Anche Ceccanti, però, come alcuni suoi colleghi non va oltre questa dichiarazione e non si sbilancia sul comitato che starebbe valutando l’implementazione del voto elettronico. Forse perché, come fa notare il capogruppo di Italia Viva nella Commissione Affari costituzionali della Camera Marco Di Maio, «la Commissione non ha mai discusso di questo argomento ufficialmente, a differenza di altre possibili riforme costituzionali».
Parlando con Linkiesta, Di Maio spiega che «in ogni caso siamo fortemente contrari alla trasformazione della nostra democrazia in una cliccocrazia, in cui l’esercizio di voto si può fare da casa, senza controllo sull’effettiva autenticità del voto stesso, senza sapere se è un voto libero, autonomo, che la persona votante non sia soggetta a intimidazioni e influenze di qualsiasi genere».

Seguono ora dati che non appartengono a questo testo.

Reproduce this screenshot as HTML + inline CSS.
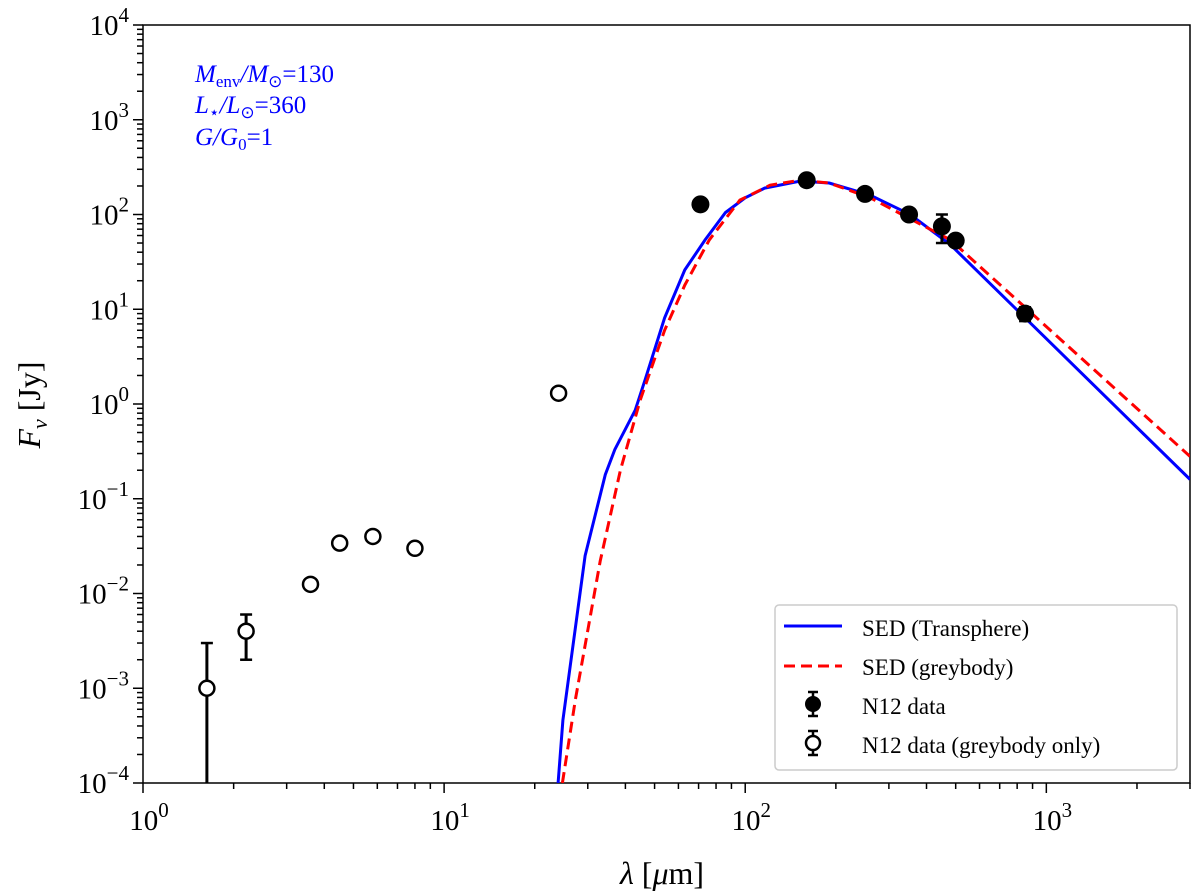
<!DOCTYPE html>
<html><head><meta charset="utf-8"><style>
body{margin:0;background:#fff}
svg{display:block;font-family:"Liberation Serif",serif}
</style></head><body>
<svg id="chart" width="1200" height="895" viewBox="0 0 1200 895" xmlns="http://www.w3.org/2000/svg">
<g id="axes"></g>
<g id="series"></g>
<g fill="#0000ff" font-size="25" font-style="italic">
<text x="195" y="82">M<tspan font-size="17" font-style="normal" dy="5">env</tspan><tspan dy="-5">/M</tspan><tspan font-size="17" font-style="normal" dy="5">⊙</tspan><tspan dy="-5" font-style="normal">=130</tspan></text>
<text x="195" y="113">L<tspan font-size="17" font-style="normal" dy="5">⋆</tspan><tspan dy="-5">/L</tspan><tspan font-size="17" font-style="normal" dy="5">⊙</tspan><tspan dy="-5" font-style="normal">=360</tspan></text>
<text x="195" y="145">G/G<tspan font-size="17" font-style="normal" dy="5">0</tspan><tspan dy="-5" font-style="normal">=1</tspan></text>
</g>
<text x="0" y="0" transform="translate(40,405) rotate(-90)" text-anchor="middle" font-size="32"><tspan font-style="italic">F</tspan><tspan font-style="italic" font-size="22" dy="7">ν</tspan><tspan dy="-7">  [Jy]</tspan></text>
<text x="662" y="884" text-anchor="middle" font-size="32"><tspan font-style="italic">λ</tspan> [<tspan font-style="italic">μ</tspan>m]</text>
<g>
<rect x="775" y="605" width="402" height="165" rx="4" fill="#fff" stroke="#ccc" stroke-width="1.5"/>
<line x1="784" y1="626" x2="842" y2="626" stroke="#0000ff" stroke-width="3"/>
<text x="862" y="636" font-size="23">SED (Transphere)</text>
<line x1="784" y1="666" x2="842" y2="666" stroke="#ff0000" stroke-width="3" stroke-dasharray="11,6"/>
<text x="862" y="675" font-size="23">SED (greybody)</text>
<line x1="813" y1="692" x2="813" y2="716" stroke="#000" stroke-width="2.5"/><line x1="808" y1="692" x2="818" y2="692" stroke="#000" stroke-width="2.5"/><line x1="808" y1="716" x2="818" y2="716" stroke="#000" stroke-width="2.5"/>
<circle cx="813" cy="704" r="8" fill="#000"/>
<text x="862" y="714" font-size="23">N12 data</text>
<line x1="813" y1="731" x2="813" y2="755" stroke="#000" stroke-width="2.5"/><line x1="808" y1="731" x2="818" y2="731" stroke="#000" stroke-width="2.5"/><line x1="808" y1="755" x2="818" y2="755" stroke="#000" stroke-width="2.5"/>
<circle cx="813" cy="743" r="7" fill="#fff" stroke="#000" stroke-width="2.5"/>
<text x="862" y="753" font-size="23">N12 data (greybody only)</text>
</g>
</svg>
<script>
const transLam=[23.9,24.8,29.4,34.3,36.9,43.1,46.5,54,63,73.6,86,100,116,152,190,260,353,480,3000];
const transF=[1e-4,4.6e-4,0.025,0.18,0.33,0.86,1.8,8.1,26,54,105,150,190,225,215,160,100,48,0.16];
const greyLam=[24.7,27.3,33,38.5,44.8,54,63,76,96,121,152,190,260,480,3000];
const greyF=[1e-4,7.6e-4,0.022,0.2,1.1,6,18,54,142,204,230,215,150,54,0.28];
const filledLam=[71,160,250,350,450,500,850];
const filledF=[128,230,165,100,75,53,9];
const filledLo=[128,230,165,100,50,53,7.5];
const filledHi=[128,230,165,100,100,53,10.5];
const openLam=[1.63,2.2,3.6,4.5,5.8,8,24];
const openF=[1e-3,4e-3,0.0125,0.034,0.04,0.03,1.3];
const openLo=[1e-5,2e-3,0.0125,0.034,0.04,0.03,1.3];
const openHi=[3e-3,6e-3,0.0125,0.034,0.04,0.03,1.3];
const xTickExp=[0,1,2,3];
const yTickExp=[-4,-3,-2,-1,0,1,2,3,4];

const L=143,R=1190,T=25,B=783,XMIN=0,XMAX=Math.log10(3000),YMIN=-4,YMAX=4;
const NS='http://www.w3.org/2000/svg';
function xs(v){return L+(Math.log10(v)-XMIN)/(XMAX-XMIN)*(R-L);}
function ys(v){return B-(Math.log10(v)-YMIN)/(YMAX-YMIN)*(B-T);}
function mk(tag,attrs,parent){const e=document.createElementNS(NS,tag);for(const k in attrs)e.setAttribute(k,attrs[k]);parent.appendChild(e);return e;}
const axes=document.getElementById('axes'),series=document.getElementById('series');
const defs=mk('defs',{},series);const cp=mk('clipPath',{id:'clip'},defs);mk('rect',{x:L,y:T,width:R-L,height:B-T},cp);
const frame=mk('rect',{x:L,y:T,width:R-L,height:B-T,fill:'none',stroke:'#000','stroke-width':1.5},axes);


for(let d=0;d<=3;d++){for(let m=1;m<10;m++){const v=m*Math.pow(10,d);if(v>3000)break;const x=xs(v);
 mk('line',{x1:x,y1:B,x2:x,y2:B+(m==1?10:6),stroke:'#000','stroke-width':1.5},axes);}}
xTickExp.forEach(e=>{const t=mk('text',{x:xs(Math.pow(10,e))+6,y:B+47,'text-anchor':'middle','font-size':29},axes);
 
 
 t.innerHTML='10<tspan font-size="21" dy="-13">'+e+'</tspan>';});
for(let d=-4;d<4;d++){for(let m=1;m<10;m++){const v=m*Math.pow(10,d);const y=ys(v);
 mk('line',{x1:L,y1:y,x2:L-(m==1?10:6),y2:y,stroke:'#000','stroke-width':1.5},axes);}}
mk('line',{x1:L,y1:T,x2:L-10,y2:T,stroke:'#000','stroke-width':1.5},axes);
yTickExp.forEach(e=>{const t=mk('text',{x:L-14,y:ys(Math.pow(10,e))+10,'text-anchor':'end','font-size':29},axes);
 
 
 t.innerHTML='10<tspan font-size="21" dy="-13">'+(e<0?'−'+(-e):e)+'</tspan>';});
const g=mk('g',{'clip-path':'url(#clip)'},series);
function path(lam,f){return lam.map((l,i)=>(i?'L':'M')+xs(l).toFixed(1)+','+ys(f[i]).toFixed(1)).join('');}
const pb=mk('path',{d:path(transLam,transF),fill:'none',stroke:'#0000ff','stroke-width':3},g);


const pr=mk('path',{d:path(greyLam,greyF),fill:'none',stroke:'#ff0000','stroke-width':3,'stroke-dasharray':'11,6'},g);


function errbar(l,lo,hi){if(lo==hi)return;const x=xs(l),y1=ys(lo),y2=ys(hi);
 mk('line',{x1:x,y1:Math.min(y1,B),x2:x,y2:y2,stroke:'#000','stroke-width':3},g);
 mk('line',{x1:x-6,y1:y2,x2:x+6,y2:y2,stroke:'#000','stroke-width':2.5},g);
 if(y1<B)mk('line',{x1:x-6,y1:y1,x2:x+6,y2:y1,stroke:'#000','stroke-width':2.5},g);}
openLam.forEach((l,i)=>{errbar(l,openLo[i],openHi[i]);
 const c=mk('circle',{cx:xs(l),cy:ys(openF[i]),r:7.5,fill:'#fff',stroke:'#000','stroke-width':2.5},g);
 
 });
filledLam.forEach((l,i)=>{errbar(l,filledLo[i],filledHi[i]);
 const c=mk('circle',{cx:xs(l),cy:ys(filledF[i]),r:9,fill:'#000'},g);
 
 });
</script>
</body></html>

Il problema di costituzionalità è sollevato anche da quella parte di opposizione che sembra più vicina – o meno lontana – rispetto alle posizioni del governo. Felice Maurizio D’Ettore, giurista deputato di Forza, anche lui membro della Commissione, dice a Linkiesta: «Non vedo possibile votare alle elezioni parlamentari con il voto elettronico: non abbiamo sistemi efficienti e adeguati per farlo».
Il primo problema, spiega, «è che bisognerebbe poter dare garanzia dell’identità e della personalità del voto. Garanzie che sono di natura costituzionale, quindi richiederebbero una modifica che al momento non mi sembra sia sostenibile: ci vorrebbe una riforma organica e ampia della costituzione, molto diversa da quelle riforme frammentarie che abbiamo fatto fin qui. Certo, la legge elettorale è disciplinata con legge ordinaria, ma ci vuole una copertura costituzionale alle spalle che riguarda tutto l’esercizio democratico del voto».
Certo, Forza Italia è all’opposizione, almeno per un altro po’. Le altre voci sentite da Linkiesta sono al governo con i Cinquestelle, che nel voto elettronico osteggiato da tutti sembrano crederci. Così come credevano al taglio dei parlamentari.